I love Vermont road names. They’re often so direct– there’s usually a lime kiln on Lime Kiln Road, and the Goshen-Ripton Road will take you (depending on direction) to Goshen or Ripton. The usual statistic for road name analysis (if there is such a thing) is the most common road name in a state, i.e. “75% of towns in Vermont have a Main St”. That’s an interesting stat, but I wanted to take it a step further.

Instead of tallying statewide totals, I wanted to see what the most common road name word was in each town. I queried the E911 roads database to get a list of roads for each town, then split them up into their component words. States Prison Hollow Rd would become three words– ‘States’, ‘Prison’ and ‘Hollow’. I then counted the occurrence of each word by town.

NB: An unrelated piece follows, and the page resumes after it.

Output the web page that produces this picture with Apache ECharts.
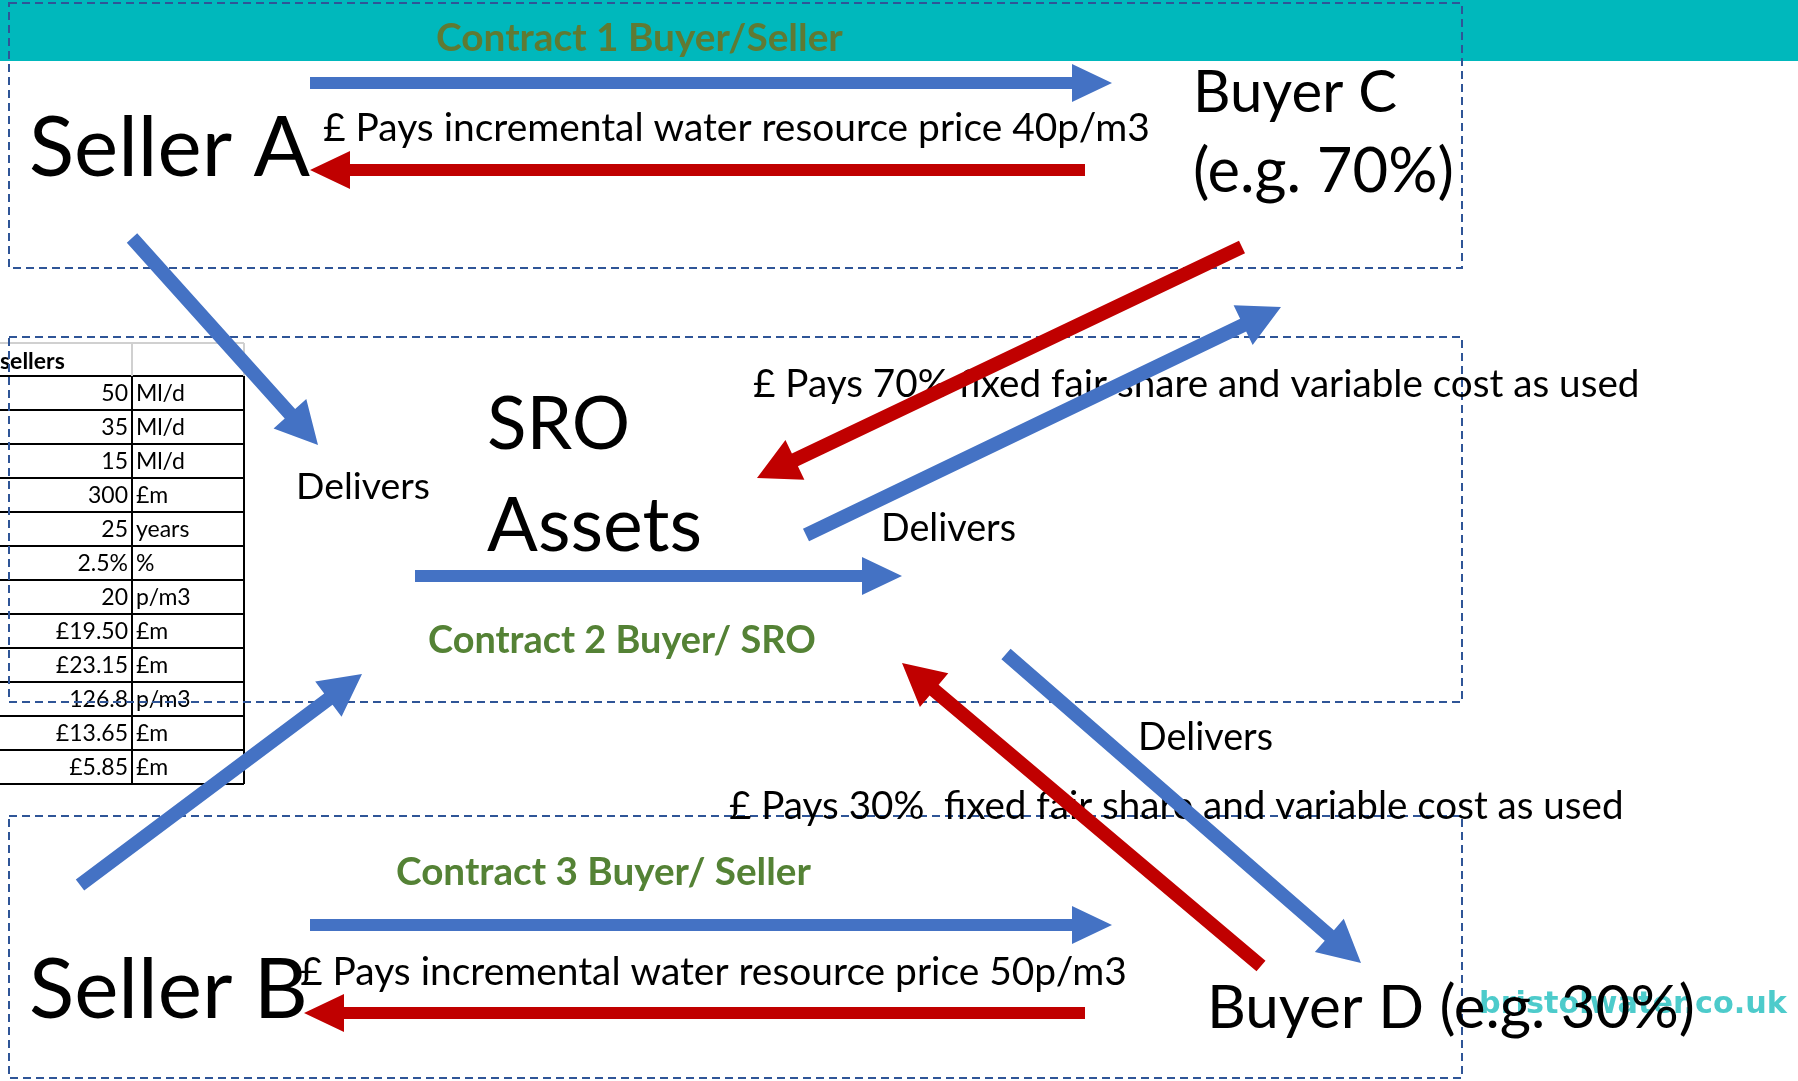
<!DOCTYPE html>
<html>
<head>
<meta charset="utf-8">
<script src="https://cdn.jsdelivr.net/npm/echarts@6/dist/echarts.min.js"></script>
<style>
  html, body { margin: 0; padding: 0; background: #fff; }
  #main { width: 1798px; height: 1081px; }
</style>
</head>
<body>
<div id="main"></div>
<script>
// 画布尺寸 (坐标轴用像素单位)
const W = 1798, H = 1081;

// 表格数据
const tableHeader = 'sellers';
const tableValues = ['50', '35', '15', '300', '25', '2.5%', '20', '£19.50', '£23.15', '126.8', '£13.65', '£5.85'];
const tableUnits = ['Ml/d', 'Ml/d', 'Ml/d', '£m', 'years', '%', 'p/m3', '£m', '£m', 'p/m3', '£m', '£m'];

// 文字
const partyNames = ['Seller A', 'Buyer C', '(e.g. 70%)', 'SRO', 'Assets', 'Seller B', 'Buyer D (e.g. 30%)'];
const contractNames = ['Contract 1 Buyer/Seller', 'Contract 2 Buyer/ SRO', 'Contract 3 Buyer/ Seller'];
const paymentNotes = [
  '£ Pays incremental water resource price 40p/m3',
  '£ Pays 70% fixed fair share and variable cost as used',
  '£ Pays 30%  fixed fair share and variable cost as used',
  '£ Pays incremental water resource price 50p/m3'
];
const deliverNotes = ['Delivers', 'Delivers', 'Delivers'];
const watermark = 'bristolwater.co.uk';

// 箭头: 起点, 终点, 类型 (0 = 供水 蓝, 1 = 付款 红)
const arrowFrom = [[310, 83], [1085, 170], [132, 238], [1242, 247], [806, 535], [415, 576], [80, 885], [1006, 654], [1261, 966], [310, 925], [1085, 1013]];
const arrowTo = [[1112, 83], [310, 170], [318, 445], [757, 478], [1281, 307], [902, 576], [362, 674], [1361, 963], [902, 663], [1112, 925], [304, 1013]];
const arrowKind = [0, 1, 0, 1, 0, 0, 0, 0, 1, 0, 1];

// 虚线框 [x0, y0, x1, y1]
const boxes = [[9, 3, 1462, 268], [9, 337, 1462, 702], [9, 816, 1462, 1078]];

// ---- 样式 / 布局 ----
const BLUE = '#4472C4', RED = '#C00000', TEAL = '#00B8BC';
const GREEN = '#548235', OLIVE = '#5F7A33', DASH = '#2F5597';
const FONT = 'Lato, "Open Sans", sans-serif';

// 每段文字: [文本, 左x, 中心y, 目标宽度, 粗细, 颜色]
const texts = [
  [contractNames[0], 436, 38, 407, 'bold', OLIVE],
  [partyNames[0], 29, 149, 281, 'normal', '#000'],
  [paymentNotes[0], 323, 128, 827, 'normal', '#000'],
  [partyNames[1], 1193, 93, 204, 'normal', '#000'],
  [partyNames[2], 1193, 172, 261, 'normal', '#000'],
  [deliverNotes[0], 296, 487, 134, 'normal', '#000'],
  [partyNames[3], 487, 425, 0, 'normal', '#000'],
  [partyNames[4], 487, 527, 215, 'normal', '#000'],
  [deliverNotes[1], 881, 529, 135, 'normal', '#000'],
  [contractNames[1], 428, 641, 388, 'bold', GREEN],
  [paymentNotes[1], 753, 385, 887, 'normal', '#000'],
  [deliverNotes[2], 1138, 738, 135, 'normal', '#000'],
  [paymentNotes[2], 729, 807, 895, 'normal', '#000'],
  [contractNames[2], 396, 873, 415, 'bold', GREEN],
  [paymentNotes[3], 300, 972, 827, 'normal', '#000'],
  [partyNames[5], 29, 991, 279, 'normal', '#000'],
  [partyNames[6], 1207, 1009, 488, 'normal', '#000']
];

// 按目标宽度求字号
const measureCtx = document.createElement('canvas').getContext('2d');
function fitSize(str, weight, width, family) {
  measureCtx.font = weight + ' 100px ' + (family || FONT);
  return 100 * width / measureCtx.measureText(str).width;
}
const assetsSize = fitSize(partyNames[4], 'normal', 215);
const textSizes = texts.map(t => t[3] ? fitSize(t[0], t[4], t[3]) : assetsSize * 0.97);

function arrowPoints(p1, p2, shaft, headW, headL) {
  const dx = p2[0] - p1[0], dy = p2[1] - p1[1];
  const len = Math.hypot(dx, dy);
  const ux = dx / len, uy = dy / len, nx = -uy, ny = ux;
  const bx = p2[0] - ux * headL, by = p2[1] - uy * headL;
  const s = shaft / 2, h = headW / 2;
  return [
    [p1[0] + nx * s, p1[1] + ny * s],
    [bx + nx * s, by + ny * s],
    [bx + nx * h, by + ny * h],
    [p2[0], p2[1]],
    [bx - nx * h, by - ny * h],
    [bx - nx * s, by - ny * s],
    [p1[0] - nx * s, p1[1] - ny * s]
  ];
}

const chart = echarts.init(document.getElementById('main'), null, { renderer: 'canvas' });

const TBL = { left: -4, split: 132, right: 244, headTop: 343, top: 376, rowH: 34 };
const TBL_FONT = '23px ' + FONT;

const option = {
  animation: false,
  grid: { left: 0, right: 0, top: 0, bottom: 0 },
  xAxis: { type: 'value', min: 0, max: W, show: false },
  yAxis: { type: 'value', min: 0, max: H, inverse: true, show: false },
  series: [
    // 顶部色条
    {
      type: 'custom', z: 1, silent: true,
      data: [[0, 0, W, 61]],
      renderItem: (params, api) => {
        const a = api.coord([api.value(0), api.value(1)]);
        const b = api.coord([api.value(2), api.value(3)]);
        return { type: 'rect', shape: { x: a[0], y: a[1], width: b[0] - a[0], height: b[1] - a[1] }, style: { fill: TEAL } };
      }
    },
    // 表格
    {
      type: 'custom', z: 2, silent: true,
      data: tableValues.map((v, i) => [i]),
      renderItem: (params, api) => {
        const i = api.value(0);
        const y0 = TBL.top + i * TBL.rowH, y1 = y0 + TBL.rowH;
        const c = (x, y) => api.coord([x, y]);
        const line = (p, q, color) => ({ type: 'line', shape: { x1: p[0], y1: p[1], x2: q[0], y2: q[1] }, style: { stroke: color, lineWidth: 2 } });
        const children = [
          line(c(TBL.left, y1), c(TBL.right, y1), '#000'),
          line(c(TBL.split, y0), c(TBL.split, y1), '#000'),
          line(c(TBL.right, y0), c(TBL.right, y1), '#000'),
          { type: 'text', style: { text: tableValues[i], x: c(128, 0)[0], y: c(0, y0 + 18)[1], align: 'right', verticalAlign: 'middle', font: TBL_FONT, fill: '#000' } },
          { type: 'text', style: { text: tableUnits[i], x: c(136, 0)[0], y: c(0, y0 + 18)[1], align: 'left', verticalAlign: 'middle', font: TBL_FONT, fill: '#000' } }
        ];
        if (i === 0) {
          children.push(line(c(TBL.left, y0), c(TBL.right, y0), '#000'));
          children.push(line(c(TBL.left, TBL.headTop), c(TBL.right, TBL.headTop), '#D0D0D0'));
          children.push(line(c(TBL.split, TBL.headTop), c(TBL.split, y0), '#D0D0D0'));
          children.push(line(c(TBL.right, TBL.headTop), c(TBL.right, y0), '#D0D0D0'));
          children.push({ type: 'text', style: { text: tableHeader, x: c(0, 0)[0], y: c(0, TBL.headTop + 19)[1], align: 'left', verticalAlign: 'middle', font: 'bold ' + TBL_FONT, fill: '#000' } });
        }
        return { type: 'group', children };
      }
    },
    // 虚线框
    {
      type: 'custom', z: 3, silent: true,
      data: boxes,
      renderItem: (params, api) => {
        const a = api.coord([api.value(0), api.value(1)]);
        const b = api.coord([api.value(2), api.value(3)]);
        return { type: 'rect', shape: { x: a[0], y: a[1], width: b[0] - a[0], height: b[1] - a[1] }, style: { fill: 'none', stroke: DASH, lineWidth: 2, lineDash: [8, 5] } };
      }
    },
    // 水印
    {
      type: 'custom', z: 4, silent: true,
      data: [[1479, 1005]],
      renderItem: (params, api) => {
        const p = api.coord([api.value(0), api.value(1)]);
        const size = fitSize(watermark, 'bold', 308, '"DejaVu Sans"');
        return { type: 'text', style: { text: watermark, x: p[0], y: p[1], align: 'left', verticalAlign: 'middle', font: 'bold ' + size + 'px "DejaVu Sans"', fill: '#2EC2C2', opacity: 0.85 } };
      }
    },
    // 文字
    {
      type: 'custom', z: 5, silent: true,
      data: texts.map((t, i) => [t[1], t[2], i]),
      renderItem: (params, api) => {
        const i = api.value(2);
        const t = texts[i];
        const p = api.coord([api.value(0), api.value(1)]);
        return { type: 'text', style: { text: t[0], x: p[0], y: p[1], align: 'left', verticalAlign: 'middle', font: t[4] + ' ' + textSizes[i] + 'px ' + FONT, fill: t[5] } };
      }
    },
    // 箭头
    {
      type: 'custom', z: 6, silent: true,
      data: arrowFrom.map((f, i) => [f[0], f[1], arrowTo[i][0], arrowTo[i][1], arrowKind[i]]),
      renderItem: (params, api) => {
        const p1 = api.coord([api.value(0), api.value(1)]);
        const p2 = api.coord([api.value(2), api.value(3)]);
        const horizontal = Math.abs(p1[1] - p2[1]) < 1;
        const pts = horizontal ? arrowPoints(p1, p2, 12, 38, 40) : arrowPoints(p1, p2, 14, 44, 42);
        return { type: 'polygon', shape: { points: pts }, style: { fill: api.value(4) ? RED : BLUE } };
      }
    }
  ]
};

chart.setOption(option);
</script>
</body>
</html>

It’s always interesting to use GIS data in an unconventional way. Instead of actually mapping the road segments, I’m just using the DBF table as a database. The only geographically relevant information is that each road is associated with a town. It requires a little bit of grouping by road name and town to get individual combinations given the multiple segments each road has in GIS, but it’s much easier than asking VTrans for an official list. The code is here on GitHub– lots of python and sqlite: https://github.com/mappingvermont/vt-road-names

After tallying these stats by town, I joined them to town boundaries and mapped it.

Fun stuff! Such classic Vermont road names– lots of Hill, Brook, Old, and Hollow. I love that nearly all the towns in the center of the state have Hill as their most common word, with the occasional Brook thrown in for good measure. There aren’t as many hills in the Champlain Valley, of course, so the most common word varies – some Bay, Shore, and Point suggest proximity to the lake.

My favorite result is the concentration of ‘Farm’ roads in South Burlington, Shelburne and Charlotte. Certainly these were all farming communities once, but something tells me that a lot of these names came after the farms had been converted into developments . . . at least if they’re anything like Brand Farm Dr in South Burlington anyway.